Qur’anic Studies is part of the Institute’s Department of Academic Research and Publications. The IIS embarked on Qur’anic studies in 2000 with a view to promoting scholarship on the plurality of traditions inspired by the Holy Qur’an and developed throughout Muslim history, up to the present time. By conducting research into and teaching about these interpretive traditions, the Institute aims to advance knowledge about the entire spectrum of traditional sources and a general understanding of the plurality of interpretations that have been produced by Muslims throughout history as well as of the various contexts, and types of methodology that have shaped those interpretations.
The objectives of Qur’anic Studies at the IIS are to:
- Promote scholarship and contribute to the academic field of Qur’anic studies, inviting scholars in the field to participate in academic projects and activities;
- Produce publications and promote other scholarly activities, such as conferences, of the highest academic standard, based on the principles of academic rigour, objectivity and neutrality;
- Explore the plurality of interpretations offered by Muslims as a means to understanding the complexities of Muslim intellectual history.
- Study the historical context of the Holy Qur’an and it’s interpretations with a view to understanding the intellectual, ethical, social and historical factors that gave rise to them.
Research seminars and exploratory workshops are crucial tools for engaging the interest and skills of specialist scholars.

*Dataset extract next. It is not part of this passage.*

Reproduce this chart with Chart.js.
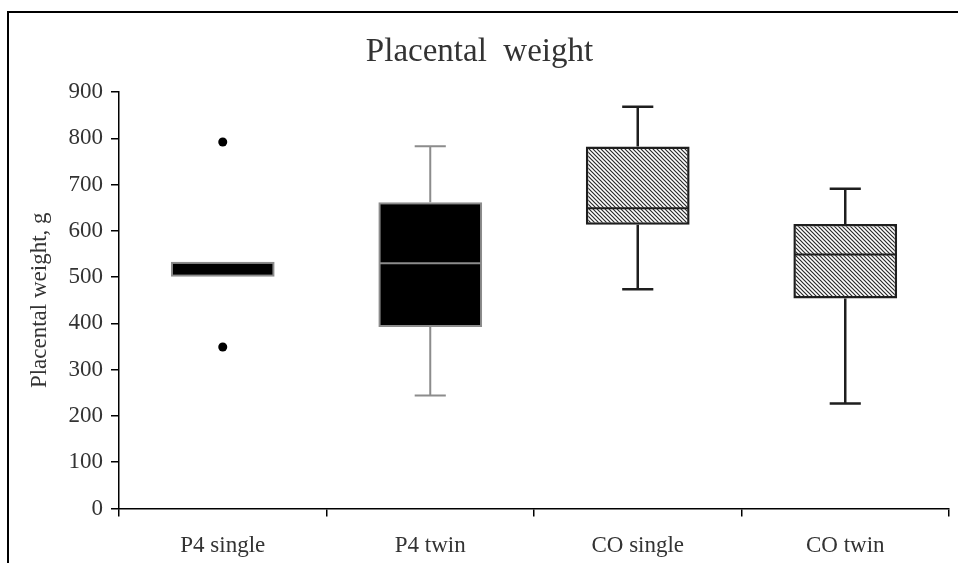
<!DOCTYPE html>
<html lang="en">
<head>
<title>Placental weight</title>
<script src="https://cdn.jsdelivr.net/npm/chart.js@4.4.0/dist/chart.umd.min.js"></script>
<style>
body { margin: 0; background: #fff; }
#wrap { position: relative; width: 958px; height: 563px; overflow: hidden; }
#frame { position: absolute; left: 7px; top: 11px; width: 1200px; height: 1200px; border-left: 2px solid #000; border-top: 2px solid #000; }
#myChart { position: absolute; left: 0; top: 0; }
</style>
</head>
<body>

<div id="wrap">
  <div id="frame"></div>
  <canvas id="myChart" width="958" height="563"></canvas>
</div>

<script>
// box plot values (g)
var categories = ['P4 single', 'P4 twin', 'CO single', 'CO twin'];
var whiskerLow  = [501, 244, 474, 227];
var quartile1   = [501, 392, 613, 454];
var medians     = [501, 530, 649, 549];
var quartile3   = [533, 662, 782, 615];
var whiskerHigh = [533, 783, 868, 691];

var outlierGroup  = ['P4 single', 'P4 single'];
var outlierValues = [792, 349];

var yMin = 0, yMax = 900, yStep = 100;

var lineColors = ['#8c8c8c', '#8c8c8c', '#1e1e1e', '#1e1e1e'];
var serif = 'Liberation Serif, Times New Roman, serif';

var ctx = document.getElementById('myChart').getContext('2d');

// diagonal hatch for the CO boxes
function hatch() {
    var c = document.createElement('canvas');
    c.width = 4; c.height = 4;
    var g = c.getContext('2d');
    g.fillStyle = '#fff';
    g.fillRect(0, 0, 4, 4);
    g.strokeStyle = '#2a2a2a';
    g.lineWidth = 1.2;
    g.beginPath();
    g.moveTo(-1, -1); g.lineTo(5, 5);
    g.moveTo(-1, 3);  g.lineTo(1, 5);
    g.moveTo(3, -1);  g.lineTo(5, 1);
    g.stroke();
    return ctx.createPattern(c, 'repeat');
}
var stripes = hatch();

// whiskers, caps and medians
var boxExtras = {
    id: 'boxExtras',
    afterDatasetsDraw: function(chart) {
        var xs = chart.scales.x, ys = chart.scales.y, c = chart.ctx;
        var step = xs.getPixelForValue(1) - xs.getPixelForValue(0);
        var cap = step * 0.075, half = step * 0.25;
        c.save();
        c.lineCap = 'butt';
        for (var i = 0; i < categories.length; i++) {
            var x = xs.getPixelForValue(i);
            c.strokeStyle = lineColors[i];
            c.lineWidth = i < 2 ? 2 : 2.5;
            c.beginPath();
            if (whiskerHigh[i] > quartile3[i]) {
                c.moveTo(x, ys.getPixelForValue(quartile3[i]));
                c.lineTo(x, ys.getPixelForValue(whiskerHigh[i]));
                c.moveTo(x - cap, ys.getPixelForValue(whiskerHigh[i]));
                c.lineTo(x + cap, ys.getPixelForValue(whiskerHigh[i]));
            }
            if (whiskerLow[i] < quartile1[i]) {
                c.moveTo(x, ys.getPixelForValue(quartile1[i]));
                c.lineTo(x, ys.getPixelForValue(whiskerLow[i]));
                c.moveTo(x - cap, ys.getPixelForValue(whiskerLow[i]));
                c.lineTo(x + cap, ys.getPixelForValue(whiskerLow[i]));
            }
            c.stroke();
            if (medians[i] > quartile1[i]) {
                c.lineWidth = 2;
                c.beginPath();
                c.moveTo(x - half + 1, ys.getPixelForValue(medians[i]));
                c.lineTo(x + half - 1, ys.getPixelForValue(medians[i]));
                c.stroke();
            }
        }
        c.restore();
    }
};

var tickFont = { family: serif, size: 23 };

new Chart(ctx, {
    type: 'bar',
    data: {
        labels: categories,
        datasets: [{
            label: 'box',
            data: categories.map(function(c, i) { return [quartile1[i], quartile3[i]]; }),
            backgroundColor: ['#000', '#000', stripes, stripes],
            borderColor: lineColors,
            borderWidth: [2, 2, 2.5, 2.5],
            borderSkipped: false,
            categoryPercentage: 0.5,
            barPercentage: 1
        }, {
            type: 'line',
            label: 'outliers',
            data: outlierValues.map(function(v, i) { return { x: outlierGroup[i], y: v }; }),
            showLine: false,
            pointRadius: 4.5,
            pointBackgroundColor: '#000',
            pointBorderColor: '#000',
            pointBorderWidth: 0
        }]
    },
    options: {
        responsive: false,
        animation: false,
        layout: { padding: { left: 10, right: 9, top: 0, bottom: 0 } },
        plugins: {
            legend: { display: false },
            tooltip: { enabled: false },
            title: {
                display: true,
                text: 'Placental  weight',
                color: '#333',
                font: { family: serif, size: 33, weight: 'normal' },
                padding: { top: 33, bottom: 19.4 }
            }
        },
        scales: {
            x: {
                offset: true,
                grid: { display: true, offset: true, drawOnChartArea: false, tickLength: 8, color: '#000', lineWidth: 1.5 },
                border: { display: true, color: '#000', width: 1.5 },
                ticks: { color: '#333', font: tickFont, padding: 16 },
                afterFit: function(s) { s.height = 54.5; }
            },
            y: {
                min: yMin,
                max: yMax,
                ticks: { stepSize: yStep, color: '#333', font: tickFont, padding: 8 },
                grid: { display: true, drawOnChartArea: false, tickLength: 8, color: '#000', lineWidth: 1.5 },
                border: { display: true, color: '#000', width: 1.5 },
                title: {
                    display: true,
                    text: 'Placental weight, g',
                    color: '#333',
                    font: { family: serif, size: 23 },
                    padding: { top: 16, bottom: 0 }
                },
                afterFit: function(s) { s.width = 109; }
            }
        }
    },
    plugins: [boxExtras]
});
</script>

</body>
</html>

They provide a forum in which topics of interest, within the field of Qur’anic studies, may be discussed and out of which new ideas and proposals for future research may emerge. Qur’anic Studies regularly organises workshops and seminars.
Currently, Qur’anic Studies has six full time researchers, each with wide-ranging interests.
Dr Omar Alí-de-Unzaga
Research interests: Epistles of the Pure Brethren (Rasa’il Ikhwan al-Safa), for which a book is in progess; interaction between philosophy and the interpretation of the Qur’an between the tenth and eleventh centuries; Isma’ili ta’wil.
Dr Karen Bauer
Research interests: Islamic intellectual and social history, particularly gender studies and the interpretation of the Qur’an; tracing, contextualizing, and historicising debates in Qur’an commentaries; analysing how genre boundaries, audience, and context (both social and intellectual) affect the style and content of texts.
Dr Stephen Burge
Research interests: The study of angels in Islam, focusing on their roles in the Qur’an and the Hadith; the great fifteenth century polymath, Jalal al-Din al-Suyuti (d. 911/1505); popular religion; the relationships between Judaism, Christianity and Islam; comparative philology; lexicography and codicology.
Dr Alessandro Cancian
Research Interests: the intellectual history of Shi’ism, Shi’i Sufims in early modern times, the anthropology of Islam, Shi’ism and modern Iran.
Dr Asma Hilali
Research Interests: The transmission of religious texts, Qur’an and hadith and “intermediary genres” during the first six centuries of Islam, the elaboration of the hadith sciences in the 4th/10th century and the canonisation of the religious genres, the transformation of the religious texts and the institutions of transmission (of knowledge “‘Ilm”) between the 4th/10th and the 6th/12th century.
Dr Toby Mayer
Research interests: Currently translating Sayyid Haydar Amuli’s al-Muhit al-A’zam, a remarkable, mystical commentary on the Qur’an which combines the Sufism of Ibn ‘Arabi with Twelver Shi’ism; also working on the major Sufi commentary associated with the early masters of the Kubrawi order, the Ta’wilat Najmiyya.